Farhana Haque Rahman, senior vice president of IPS, encouraged the students to write journals and spoke about the role of media in contemporary society.
Dr David Smith, associate professor, Anglia Ruskin University, lectured on the correlation between ethnicity and inequality in global health.
Siobhán Tracey from Concern Worldwide Korea informed the students about the cause and impact of hunger.
UNFPA regional advisor Dr RintaroMori gave a lecture on aging and low birth rate.
Kevin Sanjoto, the group CEO at Alfabeta, taught about the fourth industrial revolution with its components of artificial intelligence (AI), robotics, and more, which can solve social problems.
Finally, Mr Saroj Dash, the director of the international programs of Concern Worldwide Korea, taught about climate-smart agriculture.
The course also featured various active learning opportunities, which prompted students to develop their knowledge and skills. They participated in discussions, carried out group activities, and gave presentations based on what they — and their teammates — had learned.
These problem-solving activities encouraged students to explore the material on their own. They based their learning on the design thinking process, which allowed students to consider a fundamental problem and independently create a solution.
It also ensured that students had room to develop their perspectives about what they had learned. These varying viewpoints could then be shared and improved as the students worked together.
APDA’s active, interdisciplinary approach sets it apart from the other programs.
It pushes students to challenge their pre-existing beliefs and understand the nuances behind various social issues. It also provides students with the right tools to harness the information they learned.

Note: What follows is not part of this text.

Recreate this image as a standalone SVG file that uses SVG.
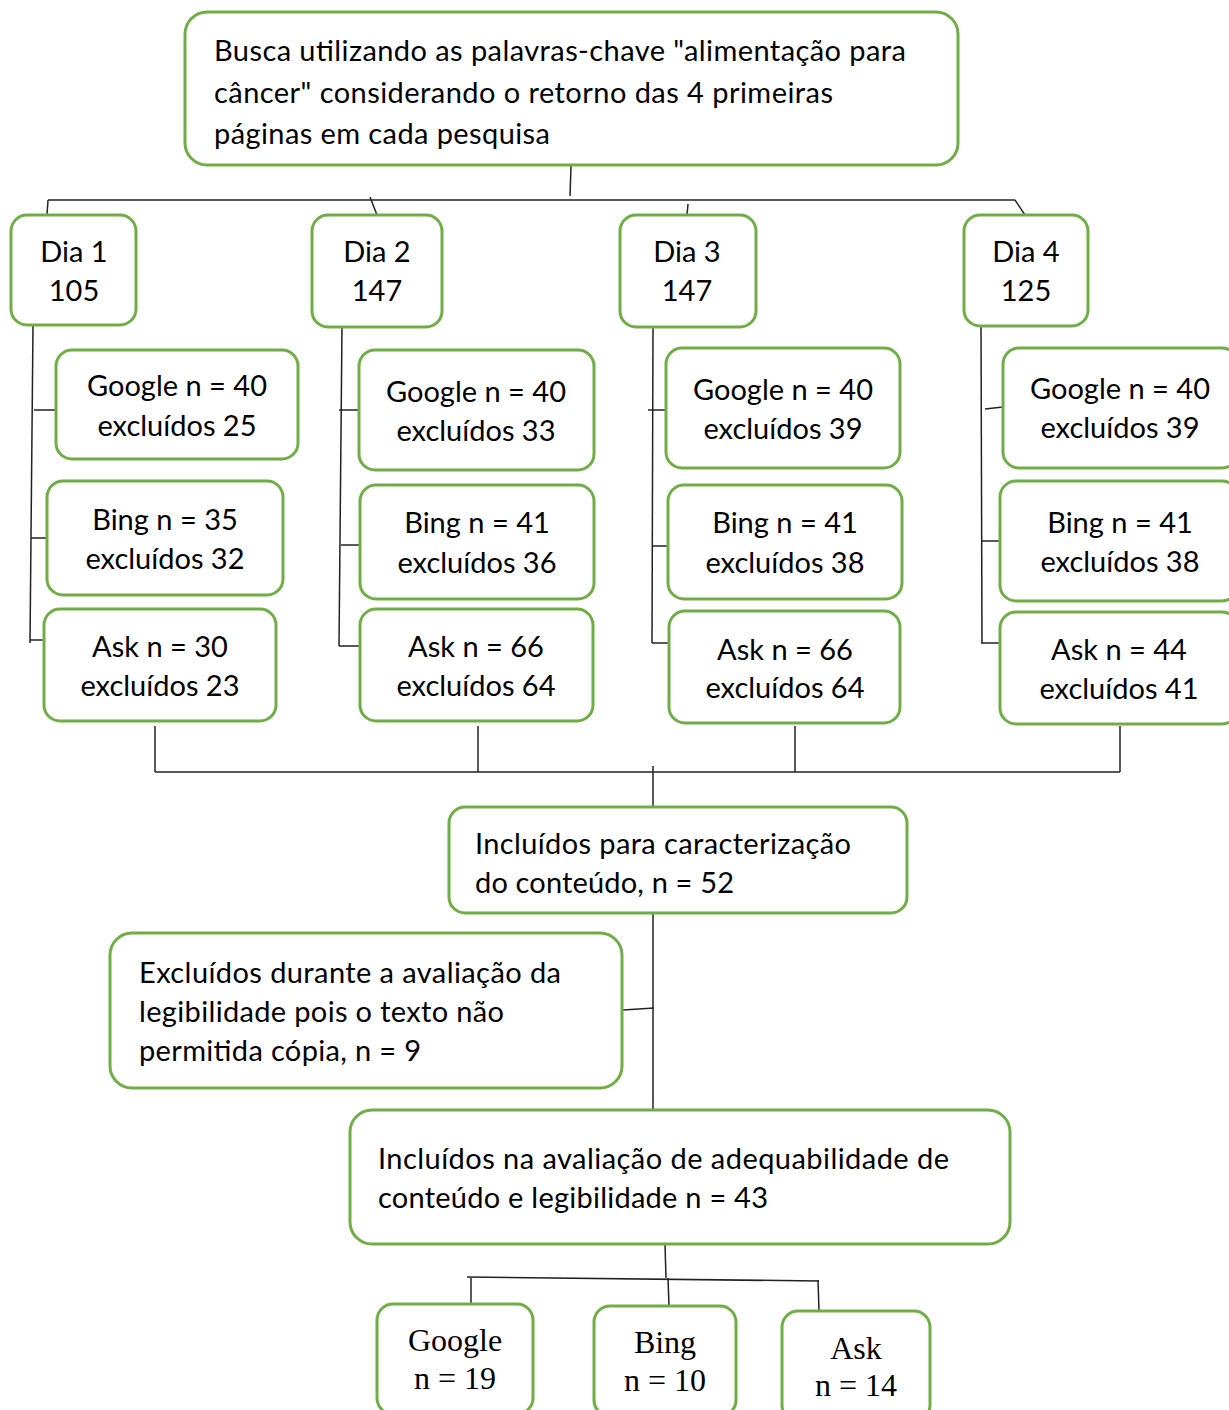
<svg xmlns="http://www.w3.org/2000/svg" width="1229" height="1410" viewBox="0 0 1229 1410">
<style>
.box{fill:#fff;stroke:#70AD47;stroke-width:3}
.t{font-family:Lato,"Open Sans","Liberation Sans",sans-serif;font-size:29px;fill:#000}
.c{text-anchor:middle}
.s{font-family:"Liberation Serif","Times New Roman",serif;font-size:32px;fill:#000;text-anchor:middle}
#connectors line{stroke:#222;stroke-width:1.5;fill:none}
</style>
<rect width="1229" height="1410" fill="#fff"/>
<g id="connectors">
<line x1="571" y1="166" x2="570" y2="196"/>
<line x1="48" y1="200" x2="1015" y2="200"/>
<line x1="48" y1="200" x2="47" y2="215"/>
<line x1="370" y1="197" x2="377" y2="215"/>
<line x1="688" y1="204" x2="687" y2="215"/>
<line x1="1015" y1="200" x2="1025" y2="215"/>
<line x1="33" y1="325" x2="30" y2="643"/>
<line x1="34" y1="410" x2="56" y2="410"/>
<line x1="31" y1="538" x2="47" y2="538"/>
<line x1="30" y1="640" x2="44" y2="640"/>
<line x1="342" y1="327" x2="339" y2="646"/>
<line x1="339" y1="410" x2="359" y2="410"/>
<line x1="341" y1="545" x2="360" y2="545"/>
<line x1="339" y1="646" x2="360" y2="646"/>
<line x1="653" y1="327" x2="652" y2="643"/>
<line x1="648" y1="410" x2="666" y2="410"/>
<line x1="652" y1="546" x2="668" y2="546"/>
<line x1="652" y1="643" x2="669" y2="643"/>
<line x1="981" y1="326" x2="982" y2="643"/>
<line x1="985" y1="409" x2="1003" y2="407"/>
<line x1="981" y1="541" x2="1000" y2="541"/>
<line x1="981" y1="643" x2="1000" y2="643"/>
<line x1="155" y1="726" x2="155" y2="772"/>
<line x1="478" y1="726" x2="478" y2="772"/>
<line x1="795" y1="726" x2="795" y2="772"/>
<line x1="1120" y1="726" x2="1120" y2="772"/>
<line x1="155" y1="772" x2="1120" y2="772"/>
<line x1="653" y1="766" x2="653" y2="807"/>
<line x1="653" y1="913" x2="653" y2="1110"/>
<line x1="623" y1="1010" x2="654" y2="1008"/>
<line x1="665" y1="1244" x2="666" y2="1278"/>
<line x1="467" y1="1277" x2="819" y2="1281"/>
<line x1="471" y1="1278" x2="471" y2="1304"/>
<line x1="668" y1="1278" x2="669" y2="1306"/>
<line x1="818" y1="1280" x2="819" y2="1311"/>
</g>
<g id="busca">
<rect class="box" x="185" y="12" width="773" height="153" rx="22"/>
<text class="t" x="214" y="61" textLength="692" lengthAdjust="spacing">Busca utilizando as palavras-chave "alimentação para</text>
<text class="t" x="214" y="103" textLength="619" lengthAdjust="spacing">câncer" considerando o retorno das 4 primeiras</text>
<text class="t" x="214" y="144" textLength="336" lengthAdjust="spacing">páginas em cada pesquisa</text>
</g>
<g id="dia1">
<rect class="box" x="11" y="215" width="125" height="110" rx="16"/>
<text class="t c" x="74" y="262">Dia 1</text>
<text class="t c" x="74" y="301">105</text>
</g>
<g id="dia2">
<rect class="box" x="312" y="215" width="130" height="112" rx="16"/>
<text class="t c" x="377" y="262">Dia 2</text>
<text class="t c" x="377" y="301">147</text>
</g>
<g id="dia3">
<rect class="box" x="620" y="215" width="136" height="112" rx="16"/>
<text class="t c" x="687" y="262">Dia 3</text>
<text class="t c" x="687" y="301">147</text>
</g>
<g id="dia4">
<rect class="box" x="964" y="215" width="124" height="111" rx="16"/>
<text class="t c" x="1026" y="262">Dia 4</text>
<text class="t c" x="1026" y="301">125</text>
</g>
<g id="google1">
<rect class="box" x="56" y="350" width="242" height="109" rx="16"/>
<text class="t c" x="177" y="396">Google n = 40</text>
<text class="t c" x="177" y="436">excluídos 25</text>
</g>
<g id="bing1">
<rect class="box" x="47" y="481" width="236" height="114" rx="16"/>
<text class="t c" x="165" y="530">Bing n = 35</text>
<text class="t c" x="165" y="569">excluídos 32</text>
</g>
<g id="ask1">
<rect class="box" x="44" y="609" width="232" height="112" rx="16"/>
<text class="t c" x="160" y="657">Ask n = 30</text>
<text class="t c" x="160" y="696">excluídos 23</text>
</g>
<g id="google2">
<rect class="box" x="359" y="350" width="235" height="120" rx="16"/>
<text class="t c" x="476" y="402">Google n = 40</text>
<text class="t c" x="476" y="441">excluídos 33</text>
</g>
<g id="bing2">
<rect class="box" x="360" y="485" width="234" height="114" rx="16"/>
<text class="t c" x="477" y="533">Bing n = 41</text>
<text class="t c" x="477" y="573">excluídos 36</text>
</g>
<g id="ask2">
<rect class="box" x="360" y="609" width="233" height="112" rx="16"/>
<text class="t c" x="476" y="657">Ask n = 66</text>
<text class="t c" x="476" y="696">excluídos 64</text>
</g>
<g id="google3">
<rect class="box" x="666" y="348" width="234" height="120" rx="16"/>
<text class="t c" x="783" y="400">Google n = 40</text>
<text class="t c" x="783" y="439">excluídos 39</text>
</g>
<g id="bing3">
<rect class="box" x="668" y="485" width="234" height="114" rx="16"/>
<text class="t c" x="785" y="533">Bing n = 41</text>
<text class="t c" x="785" y="573">excluídos 38</text>
</g>
<g id="ask3">
<rect class="box" x="669" y="611" width="231" height="112" rx="16"/>
<text class="t c" x="785" y="660">Ask n = 66</text>
<text class="t c" x="785" y="698">excluídos 64</text>
</g>
<g id="google4">
<rect class="box" x="1003" y="348" width="235" height="120" rx="16"/>
<text class="t c" x="1120" y="399">Google n = 40</text>
<text class="t c" x="1120" y="438">excluídos 39</text>
</g>
<g id="bing4">
<rect class="box" x="1000" y="481" width="238" height="120" rx="16"/>
<text class="t c" x="1120" y="533">Bing n = 41</text>
<text class="t c" x="1120" y="572">excluídos 38</text>
</g>
<g id="ask4">
<rect class="box" x="1000" y="612" width="238" height="112" rx="16"/>
<text class="t c" x="1119" y="660">Ask n = 44</text>
<text class="t c" x="1119" y="699">excluídos 41</text>
</g>
<g id="incluidos">
<rect class="box" x="449" y="807" width="458" height="106" rx="16"/>
<text class="t" x="475" y="854" textLength="376" lengthAdjust="spacing">Incluídos para caracterização</text>
<text class="t" x="475" y="893" textLength="259" lengthAdjust="spacing">do conteúdo, n = 52</text>
</g>
<g id="excluidos">
<rect class="box" x="110" y="933" width="512" height="155" rx="22"/>
<text class="t" x="139" y="983" textLength="422" lengthAdjust="spacing">Excluídos durante a avaliação da</text>
<text class="t" x="139" y="1022" textLength="365" lengthAdjust="spacing">legibilidade pois o texto não</text>
<text class="t" x="139" y="1061" textLength="282" lengthAdjust="spacing">permitida cópia, n = 9</text>
</g>
<g id="avaliacao">
<rect class="box" x="350" y="1110" width="660" height="134" rx="22"/>
<text class="t" x="378" y="1169" textLength="571" lengthAdjust="spacing">Incluídos na avaliação de adequabilidade de</text>
<text class="t" x="378" y="1208" textLength="390" lengthAdjust="spacing">conteúdo e legibilidade n = 43</text>
</g>
<g id="google">
<rect class="box" x="377" y="1304" width="156" height="110" rx="16"/>
<text class="s" x="455" y="1351">Google</text>
<text class="s" x="455" y="1389">n = 19</text>
</g>
<g id="bing">
<rect class="box" x="594" y="1306" width="142" height="110" rx="16"/>
<text class="s" x="665" y="1353">Bing</text>
<text class="s" x="665" y="1391">n = 10</text>
</g>
<g id="ask">
<rect class="box" x="782" y="1311" width="148" height="110" rx="16"/>
<text class="s" x="856" y="1359">Ask</text>
<text class="s" x="856" y="1396">n = 14</text>
</g>
</svg>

This process has helped us uncover our potential as the leaders of the 21st century.
At the end of the course, the future leaders presented at a youth forum. The teams then spoke to parliamentarians about the proposals they had been developing throughout the course. The students joined teams based on their interests in the global issues identified.
These issues included technological inequality among different social classes, another was negligent/careless littering, and a third was an uninformed citizenry.
The first team spoke about utilizing technology to empower social minorities and resolve poverty.
Their presentation included proposals like involving the youth in smart agriculture.
The second team discussed ways to reduce littering while increasing recycling. They introduced an application that utilizes collective intelligence to map out trash cans in public spaces.
The third and final team spoke about the need for an information-sharing system between government departments and firms. They used the Australian precedent to support their views on sharing health information.
Moreover, they devised a plan to call on the youth to combat the older persons’ issues with internet technology.
After the presentation, teams answered questions and debated their ideas with Arab and Asian parliamentarians.
The open discussion ranged from general feedback and questions of how to encourage the youth to participate in parliaments to specific inquiries regarding several policies proposed by the teams. Delegates also asked the students to collaborate with the youth in their countries.
Students eagerly responded to their offers, hoping to maintain a close and steady relationship in the future.